• **TO DO**
List all the lines in these records that hold "this".

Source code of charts
>> BEGIN

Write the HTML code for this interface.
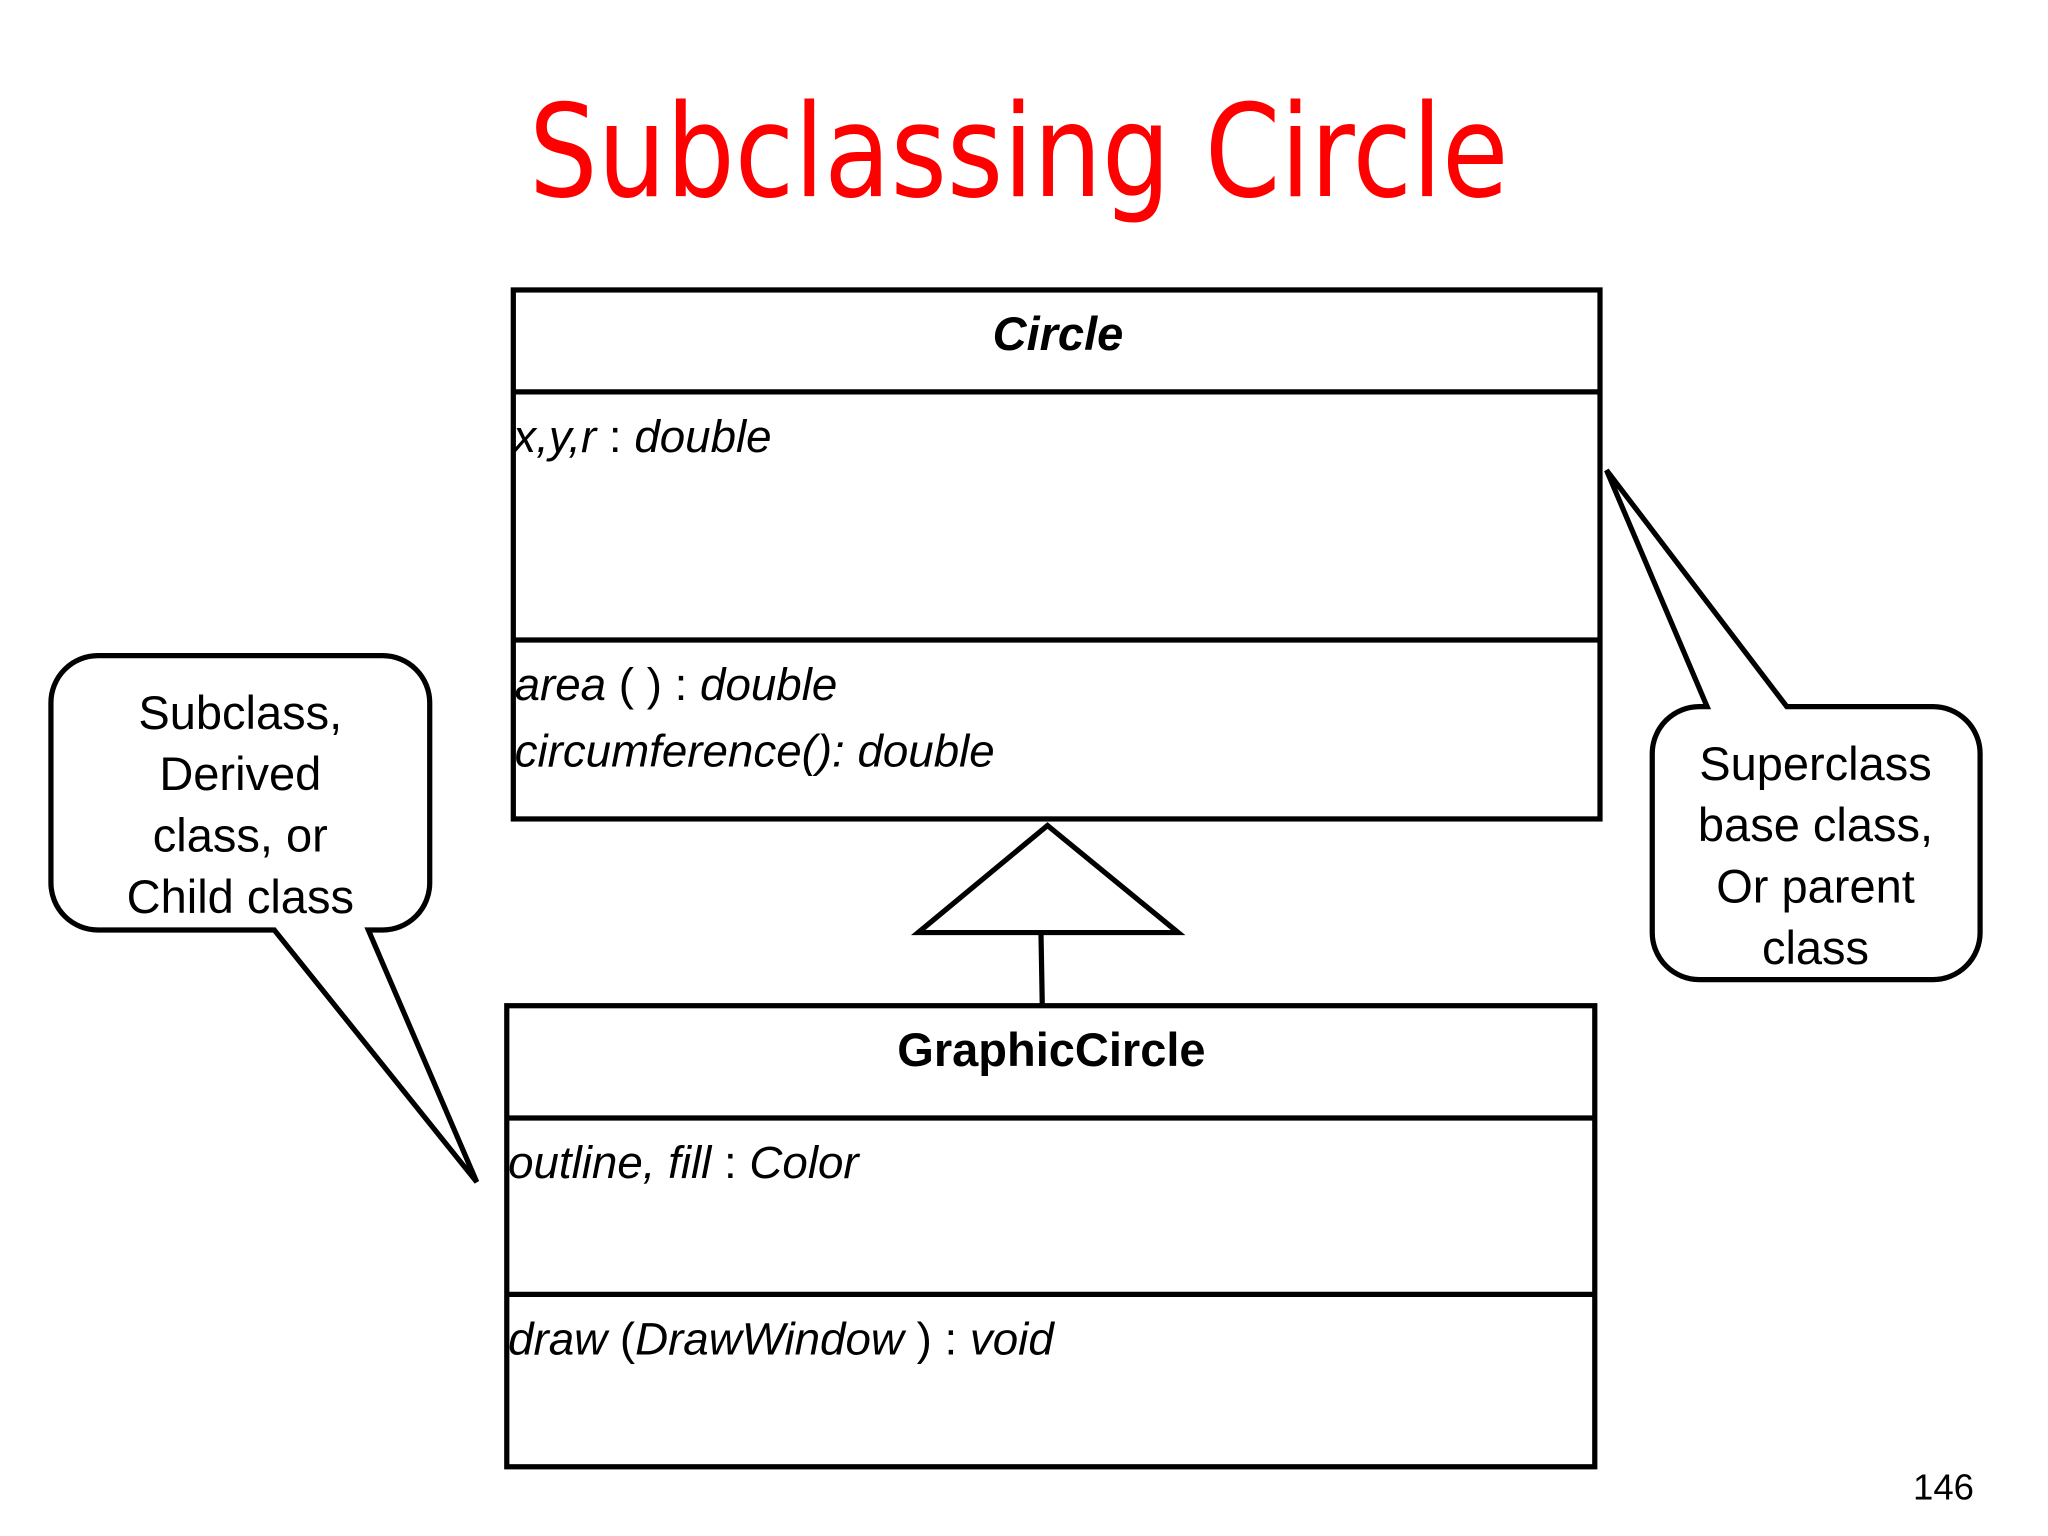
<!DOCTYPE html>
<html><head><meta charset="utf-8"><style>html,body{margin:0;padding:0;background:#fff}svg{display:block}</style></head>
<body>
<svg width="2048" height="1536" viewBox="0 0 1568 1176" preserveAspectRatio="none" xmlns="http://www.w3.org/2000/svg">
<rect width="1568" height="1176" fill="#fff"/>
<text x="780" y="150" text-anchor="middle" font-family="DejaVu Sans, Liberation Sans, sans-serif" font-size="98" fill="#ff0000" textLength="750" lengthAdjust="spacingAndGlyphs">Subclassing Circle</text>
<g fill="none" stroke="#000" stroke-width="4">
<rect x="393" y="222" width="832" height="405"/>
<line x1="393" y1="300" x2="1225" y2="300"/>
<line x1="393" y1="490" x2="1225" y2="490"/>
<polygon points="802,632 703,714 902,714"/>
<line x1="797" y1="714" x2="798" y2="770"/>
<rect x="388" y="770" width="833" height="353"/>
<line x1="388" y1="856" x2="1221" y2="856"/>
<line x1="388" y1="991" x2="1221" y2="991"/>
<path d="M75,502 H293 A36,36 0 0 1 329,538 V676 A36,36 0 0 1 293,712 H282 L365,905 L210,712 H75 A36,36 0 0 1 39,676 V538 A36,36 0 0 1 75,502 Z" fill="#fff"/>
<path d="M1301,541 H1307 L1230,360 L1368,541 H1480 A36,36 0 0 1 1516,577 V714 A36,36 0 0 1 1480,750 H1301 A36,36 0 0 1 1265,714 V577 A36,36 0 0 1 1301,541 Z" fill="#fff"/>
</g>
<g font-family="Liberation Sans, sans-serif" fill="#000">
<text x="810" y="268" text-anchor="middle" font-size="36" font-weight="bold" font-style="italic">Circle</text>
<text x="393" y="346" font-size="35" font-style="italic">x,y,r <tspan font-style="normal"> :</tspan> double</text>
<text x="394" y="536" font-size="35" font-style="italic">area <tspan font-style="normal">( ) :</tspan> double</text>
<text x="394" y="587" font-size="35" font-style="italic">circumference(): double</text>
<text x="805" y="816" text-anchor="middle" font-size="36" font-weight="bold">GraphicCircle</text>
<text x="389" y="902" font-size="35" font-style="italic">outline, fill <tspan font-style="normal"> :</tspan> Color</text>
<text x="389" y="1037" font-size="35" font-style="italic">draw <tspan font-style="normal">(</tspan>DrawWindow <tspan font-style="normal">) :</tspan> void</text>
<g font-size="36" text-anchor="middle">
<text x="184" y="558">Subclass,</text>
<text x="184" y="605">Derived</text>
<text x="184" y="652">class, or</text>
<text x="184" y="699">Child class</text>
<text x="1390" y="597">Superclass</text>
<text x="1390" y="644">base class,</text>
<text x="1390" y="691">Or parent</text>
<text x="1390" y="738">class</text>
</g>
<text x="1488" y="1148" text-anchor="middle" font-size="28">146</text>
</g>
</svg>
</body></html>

>> END
>> BEGIN

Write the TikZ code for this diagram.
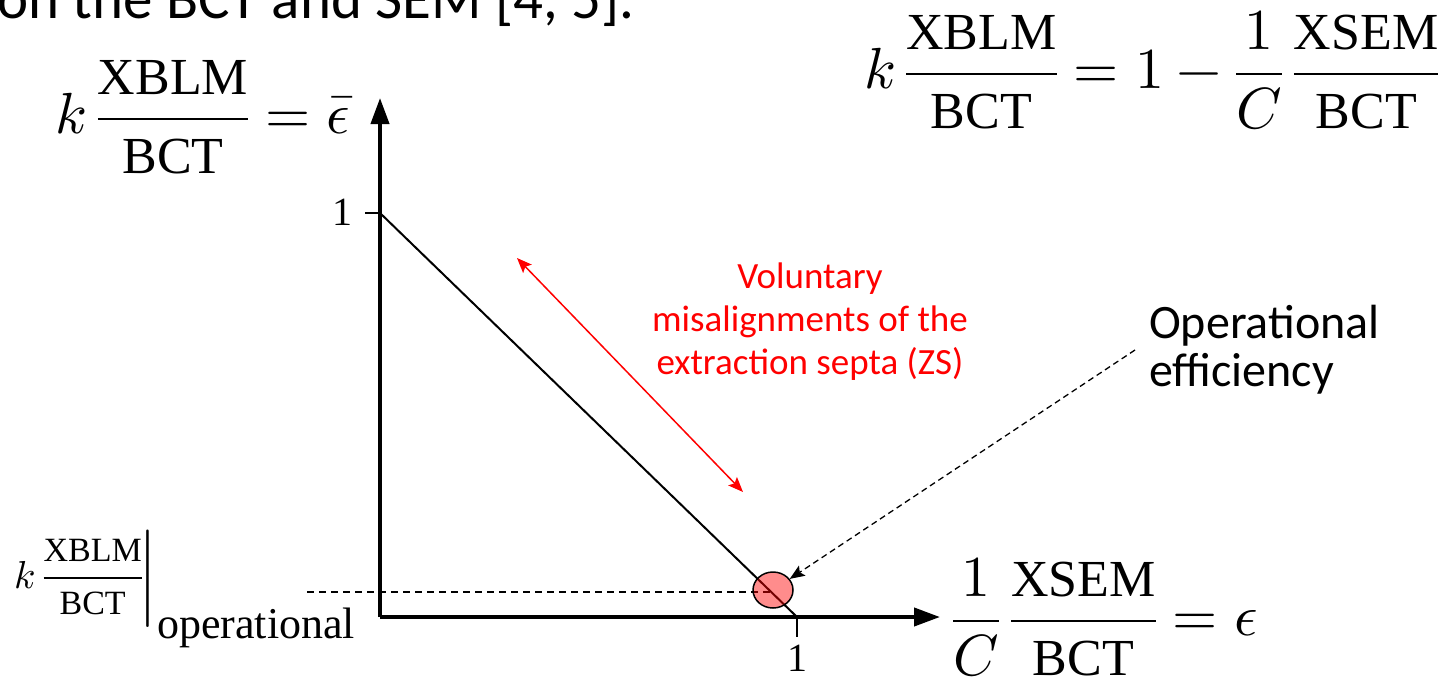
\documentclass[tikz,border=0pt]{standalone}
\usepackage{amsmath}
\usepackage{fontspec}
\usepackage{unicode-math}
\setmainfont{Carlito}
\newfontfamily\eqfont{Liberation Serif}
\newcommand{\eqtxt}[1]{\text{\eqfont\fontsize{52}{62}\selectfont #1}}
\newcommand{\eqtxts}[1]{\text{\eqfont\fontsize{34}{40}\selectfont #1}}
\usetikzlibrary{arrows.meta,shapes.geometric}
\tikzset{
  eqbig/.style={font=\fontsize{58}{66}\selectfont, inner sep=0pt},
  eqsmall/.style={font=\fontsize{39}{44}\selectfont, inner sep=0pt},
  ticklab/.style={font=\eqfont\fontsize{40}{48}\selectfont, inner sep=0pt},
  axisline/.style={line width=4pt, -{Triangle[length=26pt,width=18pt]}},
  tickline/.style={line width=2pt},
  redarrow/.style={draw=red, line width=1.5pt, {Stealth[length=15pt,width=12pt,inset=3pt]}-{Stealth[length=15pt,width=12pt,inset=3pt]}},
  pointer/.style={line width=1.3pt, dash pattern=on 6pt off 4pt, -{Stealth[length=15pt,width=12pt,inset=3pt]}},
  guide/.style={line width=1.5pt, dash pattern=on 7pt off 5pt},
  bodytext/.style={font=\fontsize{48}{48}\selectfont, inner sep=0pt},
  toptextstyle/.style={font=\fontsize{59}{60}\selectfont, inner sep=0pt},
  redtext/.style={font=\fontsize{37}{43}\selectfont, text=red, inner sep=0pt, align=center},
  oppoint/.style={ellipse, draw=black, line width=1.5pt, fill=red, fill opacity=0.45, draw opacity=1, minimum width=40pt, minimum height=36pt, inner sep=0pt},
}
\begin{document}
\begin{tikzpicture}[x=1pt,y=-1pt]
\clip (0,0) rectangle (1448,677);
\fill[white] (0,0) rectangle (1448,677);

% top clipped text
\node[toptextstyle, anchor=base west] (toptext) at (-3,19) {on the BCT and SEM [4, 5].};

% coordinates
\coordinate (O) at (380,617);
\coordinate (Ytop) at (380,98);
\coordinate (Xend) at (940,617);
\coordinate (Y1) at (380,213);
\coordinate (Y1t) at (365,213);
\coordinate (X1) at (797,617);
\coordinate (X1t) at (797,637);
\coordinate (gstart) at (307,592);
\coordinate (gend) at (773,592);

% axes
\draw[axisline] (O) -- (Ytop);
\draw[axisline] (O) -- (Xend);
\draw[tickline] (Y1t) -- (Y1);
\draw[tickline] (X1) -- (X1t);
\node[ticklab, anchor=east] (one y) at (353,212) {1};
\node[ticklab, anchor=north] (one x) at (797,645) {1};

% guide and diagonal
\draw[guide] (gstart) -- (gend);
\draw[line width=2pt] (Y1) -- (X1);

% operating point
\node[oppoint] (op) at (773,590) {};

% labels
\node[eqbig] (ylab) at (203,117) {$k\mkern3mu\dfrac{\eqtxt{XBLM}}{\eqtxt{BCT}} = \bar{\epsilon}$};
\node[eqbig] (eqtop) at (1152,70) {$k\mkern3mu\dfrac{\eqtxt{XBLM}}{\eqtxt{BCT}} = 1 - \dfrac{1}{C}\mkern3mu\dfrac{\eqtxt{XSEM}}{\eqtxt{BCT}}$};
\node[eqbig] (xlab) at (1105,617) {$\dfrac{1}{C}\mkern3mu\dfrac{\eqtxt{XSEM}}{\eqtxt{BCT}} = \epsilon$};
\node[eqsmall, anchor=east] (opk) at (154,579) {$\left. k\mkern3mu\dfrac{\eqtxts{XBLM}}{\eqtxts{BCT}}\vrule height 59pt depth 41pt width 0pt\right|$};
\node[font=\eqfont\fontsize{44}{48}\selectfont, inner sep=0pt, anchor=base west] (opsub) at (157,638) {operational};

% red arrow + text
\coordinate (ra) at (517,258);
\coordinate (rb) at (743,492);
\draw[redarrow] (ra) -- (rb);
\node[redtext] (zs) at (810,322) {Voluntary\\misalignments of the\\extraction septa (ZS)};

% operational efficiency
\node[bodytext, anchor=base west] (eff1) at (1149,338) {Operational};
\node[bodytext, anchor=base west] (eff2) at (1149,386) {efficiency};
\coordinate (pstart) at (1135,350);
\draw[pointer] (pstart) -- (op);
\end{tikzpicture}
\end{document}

>> END
>> BEGIN

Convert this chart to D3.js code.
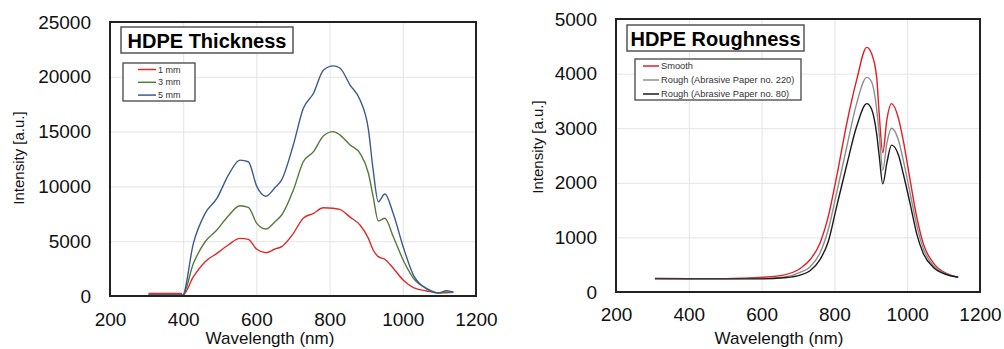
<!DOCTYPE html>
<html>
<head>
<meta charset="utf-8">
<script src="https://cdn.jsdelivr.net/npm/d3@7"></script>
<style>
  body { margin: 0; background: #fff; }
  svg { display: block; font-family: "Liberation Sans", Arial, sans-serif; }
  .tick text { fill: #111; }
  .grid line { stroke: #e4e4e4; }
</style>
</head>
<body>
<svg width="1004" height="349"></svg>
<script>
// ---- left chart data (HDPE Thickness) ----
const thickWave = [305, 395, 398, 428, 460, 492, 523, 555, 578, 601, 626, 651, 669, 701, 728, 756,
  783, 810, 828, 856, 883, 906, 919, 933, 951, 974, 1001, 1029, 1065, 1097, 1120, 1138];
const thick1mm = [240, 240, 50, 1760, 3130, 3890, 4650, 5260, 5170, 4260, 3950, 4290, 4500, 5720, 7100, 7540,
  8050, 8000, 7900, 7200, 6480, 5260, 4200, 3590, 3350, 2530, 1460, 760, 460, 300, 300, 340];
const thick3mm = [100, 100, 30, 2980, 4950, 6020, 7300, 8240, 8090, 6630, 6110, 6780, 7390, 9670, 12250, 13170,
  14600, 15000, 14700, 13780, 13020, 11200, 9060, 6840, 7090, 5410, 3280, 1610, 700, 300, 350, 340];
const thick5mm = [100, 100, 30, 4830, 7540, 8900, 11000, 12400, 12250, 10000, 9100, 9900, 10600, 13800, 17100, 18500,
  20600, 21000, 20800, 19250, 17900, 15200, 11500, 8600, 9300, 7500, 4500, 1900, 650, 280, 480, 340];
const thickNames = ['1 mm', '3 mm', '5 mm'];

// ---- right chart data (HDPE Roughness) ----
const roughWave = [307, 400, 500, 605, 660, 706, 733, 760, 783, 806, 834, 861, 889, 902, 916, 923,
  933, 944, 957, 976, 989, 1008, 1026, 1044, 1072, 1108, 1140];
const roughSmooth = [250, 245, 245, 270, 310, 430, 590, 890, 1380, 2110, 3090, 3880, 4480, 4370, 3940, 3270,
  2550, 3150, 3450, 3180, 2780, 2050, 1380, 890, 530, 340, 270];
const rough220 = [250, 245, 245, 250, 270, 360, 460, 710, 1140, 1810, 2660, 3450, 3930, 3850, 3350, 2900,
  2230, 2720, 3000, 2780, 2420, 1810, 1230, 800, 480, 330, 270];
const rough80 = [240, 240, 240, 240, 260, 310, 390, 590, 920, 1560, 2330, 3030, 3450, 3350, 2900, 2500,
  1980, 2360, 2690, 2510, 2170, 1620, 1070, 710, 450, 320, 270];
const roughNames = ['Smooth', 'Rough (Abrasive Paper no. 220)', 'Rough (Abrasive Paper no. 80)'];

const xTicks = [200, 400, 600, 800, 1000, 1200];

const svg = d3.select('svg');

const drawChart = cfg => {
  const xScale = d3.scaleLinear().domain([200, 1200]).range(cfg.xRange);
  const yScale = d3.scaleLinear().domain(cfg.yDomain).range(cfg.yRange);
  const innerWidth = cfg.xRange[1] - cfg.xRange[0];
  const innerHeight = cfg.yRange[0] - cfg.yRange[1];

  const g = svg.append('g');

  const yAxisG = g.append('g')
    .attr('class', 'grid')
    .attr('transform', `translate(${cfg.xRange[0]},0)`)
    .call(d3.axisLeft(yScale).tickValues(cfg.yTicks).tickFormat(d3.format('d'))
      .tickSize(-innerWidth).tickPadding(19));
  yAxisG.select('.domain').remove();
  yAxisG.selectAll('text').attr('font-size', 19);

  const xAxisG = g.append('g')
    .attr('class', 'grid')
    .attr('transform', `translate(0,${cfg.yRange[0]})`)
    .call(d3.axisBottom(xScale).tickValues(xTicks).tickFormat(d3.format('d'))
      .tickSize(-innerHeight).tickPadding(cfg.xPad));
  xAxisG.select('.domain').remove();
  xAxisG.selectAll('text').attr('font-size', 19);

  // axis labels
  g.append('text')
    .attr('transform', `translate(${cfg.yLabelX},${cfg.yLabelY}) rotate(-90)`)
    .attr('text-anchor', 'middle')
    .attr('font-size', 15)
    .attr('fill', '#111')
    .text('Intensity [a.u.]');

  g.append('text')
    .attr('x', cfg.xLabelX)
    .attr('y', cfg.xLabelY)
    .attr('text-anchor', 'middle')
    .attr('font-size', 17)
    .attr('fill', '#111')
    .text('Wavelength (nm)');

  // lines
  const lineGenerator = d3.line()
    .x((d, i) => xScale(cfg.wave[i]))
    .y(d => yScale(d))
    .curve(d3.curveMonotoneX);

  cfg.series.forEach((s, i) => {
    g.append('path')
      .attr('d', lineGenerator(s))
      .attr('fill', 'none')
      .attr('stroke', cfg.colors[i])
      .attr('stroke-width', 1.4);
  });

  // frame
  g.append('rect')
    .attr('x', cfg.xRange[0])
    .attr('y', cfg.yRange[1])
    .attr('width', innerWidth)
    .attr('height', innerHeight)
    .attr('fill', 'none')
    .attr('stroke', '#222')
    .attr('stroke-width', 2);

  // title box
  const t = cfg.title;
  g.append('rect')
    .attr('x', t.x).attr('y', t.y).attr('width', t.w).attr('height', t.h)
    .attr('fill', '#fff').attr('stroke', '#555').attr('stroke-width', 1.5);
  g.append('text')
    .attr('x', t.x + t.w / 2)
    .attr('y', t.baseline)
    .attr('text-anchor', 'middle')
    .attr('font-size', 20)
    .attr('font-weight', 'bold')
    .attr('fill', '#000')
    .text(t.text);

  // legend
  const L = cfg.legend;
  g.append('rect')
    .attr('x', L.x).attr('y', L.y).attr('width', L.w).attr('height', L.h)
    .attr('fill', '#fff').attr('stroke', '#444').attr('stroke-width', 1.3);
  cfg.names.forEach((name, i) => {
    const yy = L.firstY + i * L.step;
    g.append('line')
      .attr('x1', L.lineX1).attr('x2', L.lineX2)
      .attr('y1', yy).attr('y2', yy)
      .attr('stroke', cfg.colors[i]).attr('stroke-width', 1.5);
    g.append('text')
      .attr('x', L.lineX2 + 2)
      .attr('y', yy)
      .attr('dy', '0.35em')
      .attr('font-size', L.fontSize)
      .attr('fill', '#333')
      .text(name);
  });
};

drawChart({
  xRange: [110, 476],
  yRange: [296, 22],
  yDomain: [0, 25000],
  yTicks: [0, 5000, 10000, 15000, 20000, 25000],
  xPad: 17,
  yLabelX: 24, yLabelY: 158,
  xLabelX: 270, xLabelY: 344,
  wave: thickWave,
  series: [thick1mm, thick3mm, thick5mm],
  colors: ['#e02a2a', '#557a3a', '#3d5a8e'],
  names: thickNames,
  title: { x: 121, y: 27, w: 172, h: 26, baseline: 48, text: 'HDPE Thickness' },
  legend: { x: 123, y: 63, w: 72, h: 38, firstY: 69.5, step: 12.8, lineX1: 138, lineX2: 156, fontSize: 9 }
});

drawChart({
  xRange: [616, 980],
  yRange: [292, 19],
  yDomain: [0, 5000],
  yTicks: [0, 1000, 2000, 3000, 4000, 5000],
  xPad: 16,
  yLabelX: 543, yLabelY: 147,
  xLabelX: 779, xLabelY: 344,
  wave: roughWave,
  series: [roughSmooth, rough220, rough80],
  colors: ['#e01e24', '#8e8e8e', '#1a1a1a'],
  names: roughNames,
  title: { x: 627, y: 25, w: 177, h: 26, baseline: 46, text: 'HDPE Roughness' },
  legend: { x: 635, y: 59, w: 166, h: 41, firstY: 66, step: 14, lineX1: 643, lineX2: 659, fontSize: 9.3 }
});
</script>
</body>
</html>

>> END

• **EXERCISE RESULT**
Write the HTML code for this interface.
Write the TikZ code for this diagram.
Convert this chart to D3.js code.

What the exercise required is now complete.